Stallworth, 37, was a Navy veteran and eight-year member of the Chicago Police Department when he was gunned down in the line of duty on May 23, 1967, according to the Chicago Police Memorial Foundation. He had a wife and four children.
Patrolman Herman Stallworth (CPDMemorial.org)
Stallworth and his partner, Officer Eugene Ervin, had stopped Hurst, then 24, on Cottage Grove Avenue. When Ervin returned to the patrol vehicle to call in the plates, Hurst shot Stallworth multiple times in the torso.
Hurst then shot and severely wounded Ervin, who called for backup, received treatment and eventually recovered, according to the Foundation.
Hurst reportedly tried to flee and continued to fire as backup officers arrived until he ran out of bullets. Then he surrendered. At the time of the murder, he was on probation for a prior robberies.
According to Fox News, Hurst’s parole is the second of a convicted cop killer the State’s Attorney has dropped her opposition to since a wave of anti-police protests across the country over the summer.

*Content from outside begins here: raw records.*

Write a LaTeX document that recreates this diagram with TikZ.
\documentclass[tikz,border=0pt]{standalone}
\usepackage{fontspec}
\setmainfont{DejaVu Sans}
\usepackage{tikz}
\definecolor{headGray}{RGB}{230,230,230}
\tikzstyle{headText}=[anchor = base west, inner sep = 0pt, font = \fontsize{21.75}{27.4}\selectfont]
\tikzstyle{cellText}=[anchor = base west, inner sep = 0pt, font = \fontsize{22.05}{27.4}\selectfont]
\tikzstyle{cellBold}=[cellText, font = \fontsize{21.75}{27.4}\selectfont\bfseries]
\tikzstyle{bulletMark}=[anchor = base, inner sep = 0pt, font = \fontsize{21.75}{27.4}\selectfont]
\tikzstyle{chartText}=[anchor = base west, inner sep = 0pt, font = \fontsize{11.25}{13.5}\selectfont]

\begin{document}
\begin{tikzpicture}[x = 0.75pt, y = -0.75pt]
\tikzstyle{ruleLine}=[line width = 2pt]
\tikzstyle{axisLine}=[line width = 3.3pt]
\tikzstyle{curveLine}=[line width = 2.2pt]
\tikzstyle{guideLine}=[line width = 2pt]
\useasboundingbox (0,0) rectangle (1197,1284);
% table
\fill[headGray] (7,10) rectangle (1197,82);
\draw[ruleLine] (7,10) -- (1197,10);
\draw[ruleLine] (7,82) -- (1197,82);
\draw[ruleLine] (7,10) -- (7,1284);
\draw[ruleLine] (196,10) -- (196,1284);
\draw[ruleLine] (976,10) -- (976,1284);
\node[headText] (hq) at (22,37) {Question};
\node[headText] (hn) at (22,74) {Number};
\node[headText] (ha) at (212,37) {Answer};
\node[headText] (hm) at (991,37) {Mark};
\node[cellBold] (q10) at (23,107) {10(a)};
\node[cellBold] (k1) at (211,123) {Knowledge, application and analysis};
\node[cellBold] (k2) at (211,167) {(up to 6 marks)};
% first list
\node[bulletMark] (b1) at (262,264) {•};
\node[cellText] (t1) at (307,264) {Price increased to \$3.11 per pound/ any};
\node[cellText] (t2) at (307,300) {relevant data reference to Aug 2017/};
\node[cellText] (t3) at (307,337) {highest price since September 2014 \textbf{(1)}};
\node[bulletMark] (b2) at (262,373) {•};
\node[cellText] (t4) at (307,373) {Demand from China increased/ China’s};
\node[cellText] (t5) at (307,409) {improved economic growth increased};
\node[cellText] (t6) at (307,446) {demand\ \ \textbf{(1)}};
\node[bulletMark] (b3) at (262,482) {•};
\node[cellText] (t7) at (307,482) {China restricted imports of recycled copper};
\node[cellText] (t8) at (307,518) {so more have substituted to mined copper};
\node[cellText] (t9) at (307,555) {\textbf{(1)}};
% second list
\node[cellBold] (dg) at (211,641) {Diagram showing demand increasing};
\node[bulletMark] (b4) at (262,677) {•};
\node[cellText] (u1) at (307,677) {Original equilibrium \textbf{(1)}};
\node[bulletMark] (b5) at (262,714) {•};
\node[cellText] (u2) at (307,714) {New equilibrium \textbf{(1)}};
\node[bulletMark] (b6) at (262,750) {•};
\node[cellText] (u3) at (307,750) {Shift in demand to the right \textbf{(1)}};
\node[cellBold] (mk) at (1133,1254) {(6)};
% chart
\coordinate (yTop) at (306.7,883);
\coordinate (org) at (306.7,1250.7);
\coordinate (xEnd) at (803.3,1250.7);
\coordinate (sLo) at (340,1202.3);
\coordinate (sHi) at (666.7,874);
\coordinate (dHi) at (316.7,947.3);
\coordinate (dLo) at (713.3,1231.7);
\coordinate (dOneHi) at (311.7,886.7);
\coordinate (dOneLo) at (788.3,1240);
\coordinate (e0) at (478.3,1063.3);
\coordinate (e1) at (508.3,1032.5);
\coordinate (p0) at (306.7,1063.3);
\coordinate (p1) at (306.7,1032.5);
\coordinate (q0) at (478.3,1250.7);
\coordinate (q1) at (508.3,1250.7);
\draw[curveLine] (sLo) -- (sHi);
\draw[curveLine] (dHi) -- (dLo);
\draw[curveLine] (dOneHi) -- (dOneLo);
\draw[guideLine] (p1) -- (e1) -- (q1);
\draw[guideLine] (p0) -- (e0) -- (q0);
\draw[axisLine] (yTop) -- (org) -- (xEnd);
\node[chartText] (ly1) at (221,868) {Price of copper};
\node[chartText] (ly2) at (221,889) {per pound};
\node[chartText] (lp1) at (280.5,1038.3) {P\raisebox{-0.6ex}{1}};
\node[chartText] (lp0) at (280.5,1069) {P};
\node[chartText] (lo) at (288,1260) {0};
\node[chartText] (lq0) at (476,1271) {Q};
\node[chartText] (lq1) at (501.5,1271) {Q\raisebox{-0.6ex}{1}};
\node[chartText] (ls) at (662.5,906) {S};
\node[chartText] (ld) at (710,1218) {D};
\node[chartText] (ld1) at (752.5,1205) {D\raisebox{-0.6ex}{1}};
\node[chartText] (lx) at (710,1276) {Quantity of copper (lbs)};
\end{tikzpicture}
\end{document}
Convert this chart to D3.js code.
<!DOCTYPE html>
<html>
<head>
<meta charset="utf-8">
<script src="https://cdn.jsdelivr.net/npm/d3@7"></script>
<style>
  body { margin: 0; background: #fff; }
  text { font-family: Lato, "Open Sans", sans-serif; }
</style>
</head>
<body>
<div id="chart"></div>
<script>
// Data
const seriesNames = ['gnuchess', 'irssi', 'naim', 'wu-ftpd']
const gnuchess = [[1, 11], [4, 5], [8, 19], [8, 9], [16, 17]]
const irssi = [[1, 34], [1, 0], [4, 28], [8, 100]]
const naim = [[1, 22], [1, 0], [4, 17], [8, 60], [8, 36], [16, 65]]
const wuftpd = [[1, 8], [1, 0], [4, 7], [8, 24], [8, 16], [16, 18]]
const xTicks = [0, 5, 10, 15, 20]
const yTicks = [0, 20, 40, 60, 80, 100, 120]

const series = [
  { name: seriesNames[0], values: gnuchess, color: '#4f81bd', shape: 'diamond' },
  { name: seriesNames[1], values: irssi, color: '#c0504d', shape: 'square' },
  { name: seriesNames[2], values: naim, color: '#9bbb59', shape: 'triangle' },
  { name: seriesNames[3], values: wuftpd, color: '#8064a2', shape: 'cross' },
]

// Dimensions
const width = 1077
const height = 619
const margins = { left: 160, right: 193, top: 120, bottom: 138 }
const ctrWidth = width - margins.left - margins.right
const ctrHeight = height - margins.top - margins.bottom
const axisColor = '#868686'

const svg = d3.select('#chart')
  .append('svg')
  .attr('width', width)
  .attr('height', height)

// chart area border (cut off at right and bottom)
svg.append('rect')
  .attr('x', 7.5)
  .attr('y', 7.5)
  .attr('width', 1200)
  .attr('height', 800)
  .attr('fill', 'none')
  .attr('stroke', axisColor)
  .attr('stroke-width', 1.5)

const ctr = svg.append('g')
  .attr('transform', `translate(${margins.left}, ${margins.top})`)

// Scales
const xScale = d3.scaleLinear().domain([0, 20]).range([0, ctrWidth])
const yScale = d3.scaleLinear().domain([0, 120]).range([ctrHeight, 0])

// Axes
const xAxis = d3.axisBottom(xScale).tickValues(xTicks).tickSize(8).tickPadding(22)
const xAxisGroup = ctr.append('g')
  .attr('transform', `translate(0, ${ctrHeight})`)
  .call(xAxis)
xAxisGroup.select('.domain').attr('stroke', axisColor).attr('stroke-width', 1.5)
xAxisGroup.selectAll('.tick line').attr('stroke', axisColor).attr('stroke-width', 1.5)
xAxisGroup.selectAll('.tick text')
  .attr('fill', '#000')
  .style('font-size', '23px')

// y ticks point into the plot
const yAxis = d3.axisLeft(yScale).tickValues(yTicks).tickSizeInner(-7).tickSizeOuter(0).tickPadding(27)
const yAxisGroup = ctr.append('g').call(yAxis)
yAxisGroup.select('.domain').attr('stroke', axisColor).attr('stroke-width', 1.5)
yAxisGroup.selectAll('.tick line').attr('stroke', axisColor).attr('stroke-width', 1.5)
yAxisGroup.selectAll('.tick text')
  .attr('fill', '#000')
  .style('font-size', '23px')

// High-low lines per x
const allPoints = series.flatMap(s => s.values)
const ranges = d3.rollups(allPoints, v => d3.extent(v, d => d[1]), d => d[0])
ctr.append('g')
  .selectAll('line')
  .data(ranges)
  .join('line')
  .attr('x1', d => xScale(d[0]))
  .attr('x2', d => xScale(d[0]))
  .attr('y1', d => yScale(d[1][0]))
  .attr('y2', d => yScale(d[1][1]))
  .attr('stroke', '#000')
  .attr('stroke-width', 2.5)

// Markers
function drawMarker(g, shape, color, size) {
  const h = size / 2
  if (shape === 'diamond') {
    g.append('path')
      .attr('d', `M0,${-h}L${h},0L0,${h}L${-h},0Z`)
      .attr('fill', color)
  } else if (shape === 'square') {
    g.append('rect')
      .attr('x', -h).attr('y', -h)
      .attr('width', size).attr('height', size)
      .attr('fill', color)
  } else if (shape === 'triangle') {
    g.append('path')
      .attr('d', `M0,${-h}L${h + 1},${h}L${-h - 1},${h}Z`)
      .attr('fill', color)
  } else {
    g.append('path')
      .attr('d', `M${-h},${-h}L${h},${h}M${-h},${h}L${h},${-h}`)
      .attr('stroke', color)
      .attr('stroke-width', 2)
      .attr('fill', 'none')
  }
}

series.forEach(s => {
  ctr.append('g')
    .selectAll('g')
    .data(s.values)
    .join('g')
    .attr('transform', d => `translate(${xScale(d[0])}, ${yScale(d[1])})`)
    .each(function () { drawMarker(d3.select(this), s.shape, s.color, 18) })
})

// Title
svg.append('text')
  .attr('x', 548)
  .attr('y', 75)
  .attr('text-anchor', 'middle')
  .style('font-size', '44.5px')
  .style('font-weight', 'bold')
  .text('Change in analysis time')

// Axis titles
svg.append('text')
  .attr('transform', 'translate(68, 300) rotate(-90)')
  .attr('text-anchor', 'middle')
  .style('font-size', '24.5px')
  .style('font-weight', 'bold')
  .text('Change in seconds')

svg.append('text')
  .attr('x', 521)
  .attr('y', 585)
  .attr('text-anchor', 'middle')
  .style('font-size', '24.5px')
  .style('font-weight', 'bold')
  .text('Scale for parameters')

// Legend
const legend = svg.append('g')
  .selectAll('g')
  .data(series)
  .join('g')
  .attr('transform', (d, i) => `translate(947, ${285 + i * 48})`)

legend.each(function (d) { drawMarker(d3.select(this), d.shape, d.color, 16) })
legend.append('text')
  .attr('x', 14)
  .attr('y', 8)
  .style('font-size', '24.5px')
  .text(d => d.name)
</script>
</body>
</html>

Foxx is no stranger to controversy. In one of her more public gaffes, she was criticized by the special prosecutor tasked with probing her handling of the Jussie Smollett investigation, Law Officer reported.
In a statement at the conclusion of his investigation last summer, special prosecutor Dan Webb sharply criticized the handling of the Smollett case by Foxx and her assistant prosecutors, saying their handling was marked by disarray and misleading statements.